Dia juga mencontohkan aksi brutal salah seorang TNI Angkatan Udara yang mencekik seorang wartawan saat hendak mengambil gambar pesawat jatuh beberapa waktu lalu.
“Betapa konyolnya pesawat militer yang jatuh di ruang publik, dikatakan termasuk mengancam keamanan negara, bagaimana jika UU Kamnas di sahkan,” terang dia.
Untuk itu dia mengajak kepada semua elemen masyarakat khususnya media untuk menolak disahkannya UU karet ini.
“Dewan pers dalam waktu dekat akan mengkritisi RUU ini, dan kalau semua pimpinan media berbondong-bondong ke DPR untuk menolak UU ini, saya pikir ini akan lebih efektif,” tandasnya.
RUU Kamnas Hambat Pengesahan UU Rahasia Sandi Negara
Seperti diketahui, Rancangan Undang-Undang (RUU) Keamanan Nasional saat ini masih tarik ulur pengesahannya. Hal itu mengakibatkan terhambatnya kepada proses UU Rahasia Sandi Negara, sebagai lembaga pelindung dalam hal ini cyber crime. Lembaga Sandi Negara (Lemsaneg) sendiri membutuhkan restu dari banyak pihak, salah satunya Institusi Kepolisian.
Kepala Lemsaneg Djoko Setiadi, mengatakan sudah banyak pihak dan lembaga yang mendorong untuk merancang Undung-undang rahasia negara. Namun menurutnya kepolisian masih minta pengajuannya untuk disempurnakan dan menanti hasil dari RUU Kamnas yang masih belum sah.
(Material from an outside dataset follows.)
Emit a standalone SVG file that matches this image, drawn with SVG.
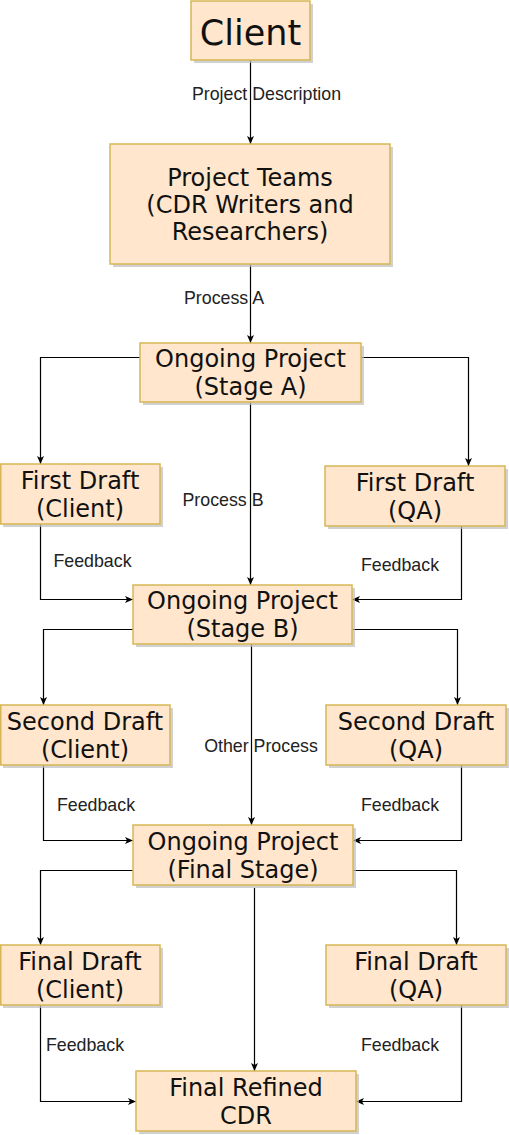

“Kami sedang merancang. Kami belum disetujui, dan satu institusi yang belum membubuhi yakni polisi,” katanya di Kampus ITB, Bandung, Rabu (7/11/2012).
Kata Djoko, Kepolisian masih meminta kejelasan mengenai RUU Kamnas yang sedang dalam perbaikan. “Ini masih jadi ganjalan. Kita terjadi sedikit hambatan. Kita akan lahir setelah ada RUU Kamnas,” ungkapnya.
Namun pihaknya kini tengah berupaya untuk memperbaiki rancangan yang tengah disusun.
Menurutnya kejahatan dalam dunia maya (cyber crime) sudah menjadi masalah utama. Apalagi semakin berkembangnya teknologi membuat tingkat kewaspadaan harus ditingkatkan.
“Indonesia ini sekarang ibarat di nina bobokan dengan berbagai teknologi yang masuk, namun bilamana lengah suatu saat bukan berarti ancaman akan datang,” katanya.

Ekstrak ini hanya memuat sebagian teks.